>> start DATA BLOCK
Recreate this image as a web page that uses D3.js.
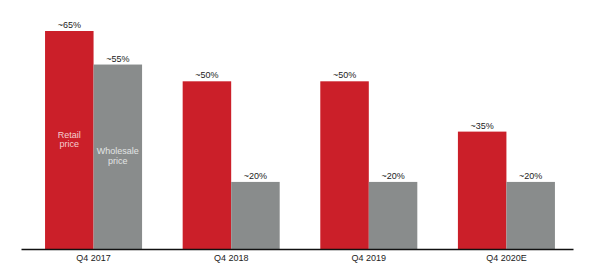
<!DOCTYPE html>
<html>
<head>
<meta charset="utf-8">
<script src="https://cdn.jsdelivr.net/npm/d3@7"></script>
<style>
  html, body { margin: 0; padding: 0; background: #fff; }
  text { font-family: "Liberation Sans", Arial, sans-serif; }
</style>
</head>
<body>
<div id="chart"></div>
<script>
// data
const quarters = ['Q4 2017', 'Q4 2018', 'Q4 2019', 'Q4 2020E'];
const retail = [65, 50, 50, 35];
const wholesale = [55, 20, 20, 20];
const valueLabels = {
  retail: ['~65%', '~50%', '~50%', '~35%'],
  wholesale: ['~55%', '~20%', '~20%', '~20%']
};
const seriesKeys = ['retail', 'wholesale'];
const seriesNames = { retail: ['Retail', 'price'], wholesale: ['Wholesale', 'price'] };

const W = 600, H = 271;
const baseY = 249;

const svg = d3.select('#chart').append('svg')
  .attr('width', W)
  .attr('height', H);

const x = d3.scaleBand()
  .domain(quarters)
  .range([21, 573])
  .paddingInner(0.295)
  .paddingOuter(0.153)
  .align(0.571);

const xs = d3.scaleBand()
  .domain(seriesKeys)
  .range([0, x.bandwidth()]);

const y = d3.scaleLinear()
  .domain([0, 65])
  .range([baseY, 31]);

const colors = { retail: '#cb1f29', wholesale: '#898c8c' };
const innerText = { retail: '#f5cdd0', wholesale: '#e2e4e4' };

const rows = quarters.map((q, i) => ({ q, retail: retail[i], wholesale: wholesale[i], i }));

const groups = svg.append('g').selectAll('g')
  .data(rows)
  .join('g')
  .attr('transform', d => `translate(${x(d.q)},0)`);

groups.selectAll('rect')
  .data(d => seriesKeys.map(k => ({ key: k, value: d[k], i: d.i })))
  .join('rect')
  .attr('x', d => xs(d.key))
  .attr('y', d => y(d.value))
  .attr('width', xs.bandwidth())
  .attr('height', d => baseY - y(d.value))
  .attr('fill', d => colors[d.key]);

groups.selectAll('text.val')
  .data(d => seriesKeys.map(k => ({ key: k, value: d[k], i: d.i })))
  .join('text')
  .attr('class', 'val')
  .attr('x', d => xs(d.key) + xs.bandwidth() / 2)
  .attr('y', d => y(d.value) - 3)
  .attr('text-anchor', 'middle')
  .style('font-size', '9px')
  .attr('fill', '#222')
  .text(d => valueLabels[d.key][d.i]);

// series names inside the first group
const first = groups.filter(d => d.i === 0);
first.append('text')
  .attr('x', xs('retail') + xs.bandwidth() / 2)
  .attr('y', 137.5)
  .attr('text-anchor', 'middle')
  .style('font-size', '9px')
  .attr('fill', innerText.retail)
  .selectAll('tspan')
  .data(seriesNames.retail)
  .join('tspan')
  .attr('x', xs('retail') + xs.bandwidth() / 2)
  .attr('dy', (d, i) => i ? 9.5 : 0)
  .text(d => d);

first.append('text')
  .attr('x', xs('wholesale') + xs.bandwidth() / 2)
  .attr('y', 154)
  .attr('text-anchor', 'middle')
  .style('font-size', '9px')
  .attr('fill', innerText.wholesale)
  .selectAll('tspan')
  .data(seriesNames.wholesale)
  .join('tspan')
  .attr('x', xs('wholesale') + xs.bandwidth() / 2)
  .attr('dy', (d, i) => i ? 10 : 0)
  .text(d => d);

// x axis
const axis = svg.append('g')
  .attr('transform', `translate(0,${baseY})`)
  .call(d3.axisBottom(x).tickSize(0).tickPadding(6));
axis.select('.domain')
  .attr('stroke', '#111')
  .attr('stroke-width', 1.6);
axis.selectAll('text')
  .style('font-family', '"Liberation Sans", Arial, sans-serif')
  .style('font-size', '9px')
  .attr('fill', '#222');
</script>
</body>
</html>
>> end DATA BLOCK
**DESCRIPTION OF THE TASK:**
Images in the data above are to be skipped. Retype all other material exactly.

**SOLUTION:**
Recreate this image as a web page that uses D3.js.
<!DOCTYPE html>
<html>
<head>
<meta charset="utf-8">
<script src="https://cdn.jsdelivr.net/npm/d3@7"></script>
<style>
  html, body { margin: 0; padding: 0; background: #fff; }
  text { font-family: "Liberation Sans", Arial, sans-serif; }
</style>
</head>
<body>
<div id="chart"></div>
<script>
// data
const quarters = ['Q4 2017', 'Q4 2018', 'Q4 2019', 'Q4 2020E'];
const retail = [65, 50, 50, 35];
const wholesale = [55, 20, 20, 20];
const valueLabels = {
  retail: ['~65%', '~50%', '~50%', '~35%'],
  wholesale: ['~55%', '~20%', '~20%', '~20%']
};
const seriesKeys = ['retail', 'wholesale'];
const seriesNames = { retail: ['Retail', 'price'], wholesale: ['Wholesale', 'price'] };

const W = 600, H = 271;
const baseY = 249;

const svg = d3.select('#chart').append('svg')
  .attr('width', W)
  .attr('height', H);

const x = d3.scaleBand()
  .domain(quarters)
  .range([21, 573])
  .paddingInner(0.295)
  .paddingOuter(0.153)
  .align(0.571);

const xs = d3.scaleBand()
  .domain(seriesKeys)
  .range([0, x.bandwidth()]);

const y = d3.scaleLinear()
  .domain([0, 65])
  .range([baseY, 31]);

const colors = { retail: '#cb1f29', wholesale: '#898c8c' };
const innerText = { retail: '#f5cdd0', wholesale: '#e2e4e4' };

const rows = quarters.map((q, i) => ({ q, retail: retail[i], wholesale: wholesale[i], i }));

const groups = svg.append('g').selectAll('g')
  .data(rows)
  .join('g')
  .attr('transform', d => `translate(${x(d.q)},0)`);

groups.selectAll('rect')
  .data(d => seriesKeys.map(k => ({ key: k, value: d[k], i: d.i })))
  .join('rect')
  .attr('x', d => xs(d.key))
  .attr('y', d => y(d.value))
  .attr('width', xs.bandwidth())
  .attr('height', d => baseY - y(d.value))
  .attr('fill', d => colors[d.key]);

groups.selectAll('text.val')
  .data(d => seriesKeys.map(k => ({ key: k, value: d[k], i: d.i })))
  .join('text')
  .attr('class', 'val')
  .attr('x', d => xs(d.key) + xs.bandwidth() / 2)
  .attr('y', d => y(d.value) - 3)
  .attr('text-anchor', 'middle')
  .style('font-size', '9px')
  .attr('fill', '#222')
  .text(d => valueLabels[d.key][d.i]);

// series names inside the first group
const first = groups.filter(d => d.i === 0);
first.append('text')
  .attr('x', xs('retail') + xs.bandwidth() / 2)
  .attr('y', 137.5)
  .attr('text-anchor', 'middle')
  .style('font-size', '9px')
  .attr('fill', innerText.retail)
  .selectAll('tspan')
  .data(seriesNames.retail)
  .join('tspan')
  .attr('x', xs('retail') + xs.bandwidth() / 2)
  .attr('dy', (d, i) => i ? 9.5 : 0)
  .text(d => d);

first.append('text')
  .attr('x', xs('wholesale') + xs.bandwidth() / 2)
  .attr('y', 154)
  .attr('text-anchor', 'middle')
  .style('font-size', '9px')
  .attr('fill', innerText.wholesale)
  .selectAll('tspan')
  .data(seriesNames.wholesale)
  .join('tspan')
  .attr('x', xs('wholesale') + xs.bandwidth() / 2)
  .attr('dy', (d, i) => i ? 10 : 0)
  .text(d => d);

// x axis
const axis = svg.append('g')
  .attr('transform', `translate(0,${baseY})`)
  .call(d3.axisBottom(x).tickSize(0).tickPadding(6));
axis.select('.domain')
  .attr('stroke', '#111')
  .attr('stroke-width', 1.6);
axis.selectAll('text')
  .style('font-family', '"Liberation Sans", Arial, sans-serif')
  .style('font-size', '9px')
  .attr('fill', '#222');
</script>
</body>
</html>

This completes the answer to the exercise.